Behaviourally, REBT employs a number of action methods to help people overcome their overly stressful reactions to the difficulties of their lives. Thus, it encourages them to use in vivo desensitisation and exposure methods to overcome some of their irrational fears. It shows them how they can deliberately stay in poor situations (e.g. remain in a job where their supervisor is hostile and negative) until they give up their own feelings of horror and terror-and then decide whether to leave these situations. It shows them how they can reinforce themselves when they do REBT homework that they agree to do and penalise themselves when they fail to do it. It gives them skill training in important areas where they feel very stressed, so that they will function better and enjoy themselves more in these areas. Thus it often provides clients with assertion, communication, relationship, and social skills training.

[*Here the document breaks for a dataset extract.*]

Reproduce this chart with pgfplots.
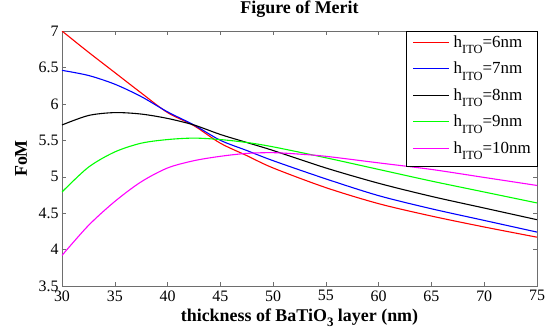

As usual, then, rational emotive behaviour therapy uses a good number of cognitive, emotive, and behavioural methods, some of which are special to REBT, to help people make their lives less stressful and to cope with stressors that they cannot change. It especially tries to help them push themselves to improve unpleasant social and environmental situations; but to unconditionally accept themselves, other people, and the world, even when unusually stressful conditions persist. As Hauck (1977) points out, when people are faced with unpleasant situations, they have three main choices: to change, stay with, or leave them. Whichever of these choices them make, REBT endeavors to help them accomplish it with a minimum of stress or emotional disturbance. Severe stressors are often inevitable; undue stress about them is not.